▶ _Required work_
Each line below should be retyped exactly, with no pictures.

---------- Record excerpts

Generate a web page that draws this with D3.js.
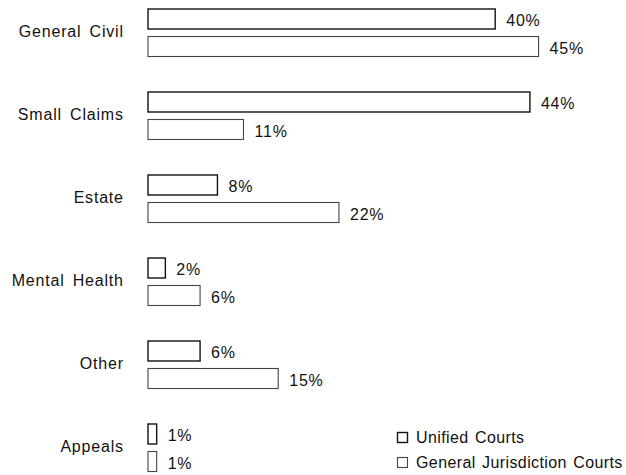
<!DOCTYPE html>
<html><head><meta charset="utf-8">
<script src="https://cdn.jsdelivr.net/npm/d3@7"></script>
<style>body{margin:0;background:#fff}svg{display:block}text{font-family:"Liberation Sans",Arial,sans-serif;fill:#111}</style>
</head><body>
<script>
const categories = ["General Civil","Small Claims","Estate","Mental Health","Other","Appeals"];
const series = ["Unified Courts","General Jurisdiction Courts"];
const unified = [40,44,8,2,6,1];
const generalJurisdiction = [45,11,22,6,15,1];

const W=626,H=475;
const svg=d3.select("body").append("svg").attr("width",W).attr("height",H);
const x=d3.scaleLinear().domain([0,45]).range([148,538.6]);
const y0=d3.scaleBand().domain(categories).range([9,471.5]).paddingInner(0.4277);
const y1=d3.scaleBand().domain(series).range([0,y0.bandwidth()]).paddingInner(0.273);
const styles={"Unified Courts":{stroke:"#111",sw:1.4},"General Jurisdiction Courts":{stroke:"#444",sw:1.1}};
const rows=[];
categories.forEach((c,i)=>{rows.push({c,s:series[0],v:unified[i]});rows.push({c,s:series[1],v:generalJurisdiction[i]});});

svg.selectAll("rect.bar").data(rows).join("rect").attr("class","bar")
 .attr("x",x(0)).attr("y",d=>y0(d.c)+y1(d.s)).attr("width",d=>x(d.v)-x(0)).attr("height",y1.bandwidth())
 .attr("fill","#fff").attr("stroke",d=>styles[d.s].stroke).attr("stroke-width",d=>styles[d.s].sw);
svg.selectAll("text.val").data(rows).join("text").attr("class","val")
 .attr("x",d=>x(d.v)+11).attr("y",d=>y0(d.c)+y1(d.s)+y1.bandwidth()/2+1.5).attr("dy","0.35em")
 .attr("font-size",16).attr("letter-spacing","0.8px").text(d=>d.v+"%");
svg.selectAll("text.cat").data(categories).join("text").attr("class","cat")
 .attr("x",123.8).attr("y",d=>y0(d)+y0.bandwidth()/2-1).attr("dy","0.35em").attr("text-anchor","end")
 .attr("font-size",16).attr("letter-spacing","0.8px").attr("word-spacing","3px").text(d=>d);
const lg=svg.append("g");
series.forEach((s,i)=>{
 const yy=432+i*25;
 lg.append("rect").attr("x",397.5).attr("y",yy+0.5).attr("width",10).attr("height",10).attr("fill","#fff")
  .attr("stroke",styles[s].stroke).attr("stroke-width",styles[s].sw);
 lg.append("text").attr("x",416).attr("y",yy+11).attr("font-size",16).attr("letter-spacing","0.4px").attr("word-spacing","1.5px").text(s);
});
</script></body></html>
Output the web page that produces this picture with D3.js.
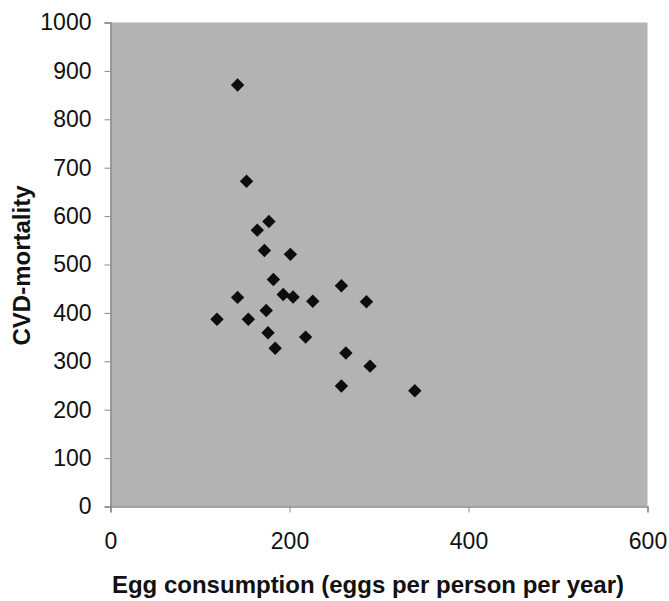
<!DOCTYPE html>
<html>
<head>
<meta charset="utf-8">
<script src="https://cdn.jsdelivr.net/npm/d3@7.9.0/dist/d3.min.js"></script>
<style>
  body { margin: 0; background: #fff; }
  text { font-family: "Liberation Sans", Arial, sans-serif; }
</style>
</head>
<body>
<div id="chart"></div>
<script>
// egg consumption (eggs per person per year)
const eggs = [142, 152, 177, 164, 172, 201, 182, 142, 193, 204, 226, 258, 286,
              174, 119, 154, 176, 218, 184, 263, 290, 258, 340];
// CVD mortality
const cvd = [871, 672, 589, 571, 529, 521, 469, 432, 438, 433, 424, 456, 423,
             405, 387, 387, 359, 350, 327, 317, 290, 249, 239];
const xTicks = [0, 200, 400, 600];
const yTicks = [0, 100, 200, 300, 400, 500, 600, 700, 800, 900, 1000];

const points = eggs.map((e, i) => ({ x: e, y: cvd[i] }));

const width = 669, height = 601;
const plot = { left: 110.5, right: 647.5, top: 22.5, bottom: 506.5 };

const svg = d3.select('#chart').append('svg')
  .attr('width', width)
  .attr('height', height);

const x = d3.scaleLinear().domain([0, 600]).range([plot.left, plot.right]);
const y = d3.scaleLinear().domain([0, 1000]).range([plot.bottom, plot.top]);

// 회색 배경
svg.append('rect')
  .attr('x', plot.left)
  .attr('y', plot.top)
  .attr('width', plot.right - plot.left)
  .attr('height', plot.bottom - plot.top)
  .attr('fill', '#b3b3b3');

// 축
const xAxis = svg.append('g')
  .attr('transform', `translate(0,${plot.bottom})`)
  .call(d3.axisBottom(x).tickValues(xTicks).tickFormat(d3.format('d')).tickSize(6).tickPadding(20));

const yAxis = svg.append('g')
  .attr('transform', `translate(${plot.left},0)`)
  .call(d3.axisLeft(y).tickValues(yTicks).tickFormat(d3.format('d')).tickSize(6).tickPadding(13));

[xAxis, yAxis].forEach(g => {
  g.attr('font-size', null).attr('font-family', null);
  g.select('.domain').attr('stroke', '#8a8a8a').attr('stroke-width', 1.5);
  g.selectAll('.tick line').attr('stroke', '#8a8a8a');
  g.selectAll('.tick text')
    .attr('fill', '#111')
    .style('font-size', '23px');
});

// 점 (다이아몬드)
const diamond = d3.symbol().type(d3.symbolSquare).size(90);
svg.append('g').selectAll('path')
  .data(points)
  .join('path')
  .attr('d', diamond)
  .attr('transform', d => `translate(${x(d.x)},${y(d.y)}) rotate(45)`)
  .attr('fill', '#0d0d0d');

// 축 제목
svg.append('text')
  .attr('x', 368)
  .attr('y', 593)
  .attr('text-anchor', 'middle')
  .style('font-size', '24px')
  .style('font-weight', 'bold')
  .attr('fill', '#111')
  .text('Egg consumption (eggs per person per year)');

svg.append('text')
  .attr('transform', `translate(30,${(plot.top + plot.bottom) / 2 + 1}) rotate(-90)`)
  .attr('text-anchor', 'middle')
  .style('font-size', '24px')
  .style('font-weight', 'bold')
  .attr('fill', '#111')
  .text('CVD-mortality');
</script>
</body>
</html>
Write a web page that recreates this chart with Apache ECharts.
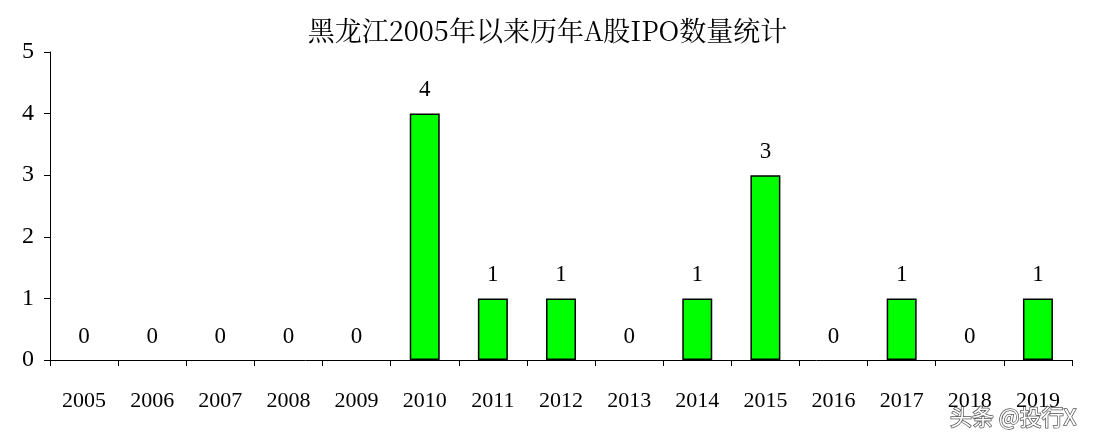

--------------------

▶ _Response_
Generate a web page that draws this with D3.js.
<!DOCTYPE html>
<html><head><meta charset="utf-8">
<script src="https://cdn.jsdelivr.net/npm/d3@7"></script>
<style>body{margin:0;background:#fff}svg{display:block}text{font-family:"Liberation Sans",Arial,sans-serif;fill:#111}</style>
</head><body>
<script>
const categories = ["General Civil","Small Claims","Estate","Mental Health","Other","Appeals"];
const series = ["Unified Courts","General Jurisdiction Courts"];
const unified = [40,44,8,2,6,1];
const generalJurisdiction = [45,11,22,6,15,1];

const W=626,H=475;
const svg=d3.select("body").append("svg").attr("width",W).attr("height",H);
const x=d3.scaleLinear().domain([0,45]).range([148,538.6]);
const y0=d3.scaleBand().domain(categories).range([9,471.5]).paddingInner(0.4277);
const y1=d3.scaleBand().domain(series).range([0,y0.bandwidth()]).paddingInner(0.273);
const styles={"Unified Courts":{stroke:"#111",sw:1.4},"General Jurisdiction Courts":{stroke:"#444",sw:1.1}};
const rows=[];
categories.forEach((c,i)=>{rows.push({c,s:series[0],v:unified[i]});rows.push({c,s:series[1],v:generalJurisdiction[i]});});

svg.selectAll("rect.bar").data(rows).join("rect").attr("class","bar")
 .attr("x",x(0)).attr("y",d=>y0(d.c)+y1(d.s)).attr("width",d=>x(d.v)-x(0)).attr("height",y1.bandwidth())
 .attr("fill","#fff").attr("stroke",d=>styles[d.s].stroke).attr("stroke-width",d=>styles[d.s].sw);
svg.selectAll("text.val").data(rows).join("text").attr("class","val")
 .attr("x",d=>x(d.v)+11).attr("y",d=>y0(d.c)+y1(d.s)+y1.bandwidth()/2+1.5).attr("dy","0.35em")
 .attr("font-size",16).attr("letter-spacing","0.8px").text(d=>d.v+"%");
svg.selectAll("text.cat").data(categories).join("text").attr("class","cat")
 .attr("x",123.8).attr("y",d=>y0(d)+y0.bandwidth()/2-1).attr("dy","0.35em").attr("text-anchor","end")
 .attr("font-size",16).attr("letter-spacing","0.8px").attr("word-spacing","3px").text(d=>d);
const lg=svg.append("g");
series.forEach((s,i)=>{
 const yy=432+i*25;
 lg.append("rect").attr("x",397.5).attr("y",yy+0.5).attr("width",10).attr("height",10).attr("fill","#fff")
  .attr("stroke",styles[s].stroke).attr("stroke-width",styles[s].sw);
 lg.append("text").attr("x",416).attr("y",yy+11).attr("font-size",16).attr("letter-spacing","0.4px").attr("word-spacing","1.5px").text(s);
});
</script></body></html>
Output the web page that produces this picture with D3.js.
<!DOCTYPE html>
<html>
<head>
<meta charset="utf-8">
<script src="https://cdn.jsdelivr.net/npm/d3@7.9.0/dist/d3.min.js"></script>
<style>
  body { margin: 0; background: #fff; }
  text { font-family: "Liberation Sans", Arial, sans-serif; }
</style>
</head>
<body>
<div id="chart"></div>
<script>
// egg consumption (eggs per person per year)
const eggs = [142, 152, 177, 164, 172, 201, 182, 142, 193, 204, 226, 258, 286,
              174, 119, 154, 176, 218, 184, 263, 290, 258, 340];
// CVD mortality
const cvd = [871, 672, 589, 571, 529, 521, 469, 432, 438, 433, 424, 456, 423,
             405, 387, 387, 359, 350, 327, 317, 290, 249, 239];
const xTicks = [0, 200, 400, 600];
const yTicks = [0, 100, 200, 300, 400, 500, 600, 700, 800, 900, 1000];

const points = eggs.map((e, i) => ({ x: e, y: cvd[i] }));

const width = 669, height = 601;
const plot = { left: 110.5, right: 647.5, top: 22.5, bottom: 506.5 };

const svg = d3.select('#chart').append('svg')
  .attr('width', width)
  .attr('height', height);

const x = d3.scaleLinear().domain([0, 600]).range([plot.left, plot.right]);
const y = d3.scaleLinear().domain([0, 1000]).range([plot.bottom, plot.top]);

// 회색 배경
svg.append('rect')
  .attr('x', plot.left)
  .attr('y', plot.top)
  .attr('width', plot.right - plot.left)
  .attr('height', plot.bottom - plot.top)
  .attr('fill', '#b3b3b3');

// 축
const xAxis = svg.append('g')
  .attr('transform', `translate(0,${plot.bottom})`)
  .call(d3.axisBottom(x).tickValues(xTicks).tickFormat(d3.format('d')).tickSize(6).tickPadding(20));

const yAxis = svg.append('g')
  .attr('transform', `translate(${plot.left},0)`)
  .call(d3.axisLeft(y).tickValues(yTicks).tickFormat(d3.format('d')).tickSize(6).tickPadding(13));

[xAxis, yAxis].forEach(g => {
  g.attr('font-size', null).attr('font-family', null);
  g.select('.domain').attr('stroke', '#8a8a8a').attr('stroke-width', 1.5);
  g.selectAll('.tick line').attr('stroke', '#8a8a8a');
  g.selectAll('.tick text')
    .attr('fill', '#111')
    .style('font-size', '23px');
});

// 점 (다이아몬드)
const diamond = d3.symbol().type(d3.symbolSquare).size(90);
svg.append('g').selectAll('path')
  .data(points)
  .join('path')
  .attr('d', diamond)
  .attr('transform', d => `translate(${x(d.x)},${y(d.y)}) rotate(45)`)
  .attr('fill', '#0d0d0d');

// 축 제목
svg.append('text')
  .attr('x', 368)
  .attr('y', 593)
  .attr('text-anchor', 'middle')
  .style('font-size', '24px')
  .style('font-weight', 'bold')
  .attr('fill', '#111')
  .text('Egg consumption (eggs per person per year)');

svg.append('text')
  .attr('transform', `translate(30,${(plot.top + plot.bottom) / 2 + 1}) rotate(-90)`)
  .attr('text-anchor', 'middle')
  .style('font-size', '24px')
  .style('font-weight', 'bold')
  .attr('fill', '#111')
  .text('CVD-mortality');
</script>
</body>
</html>
Write a web page that recreates this chart with Apache ECharts.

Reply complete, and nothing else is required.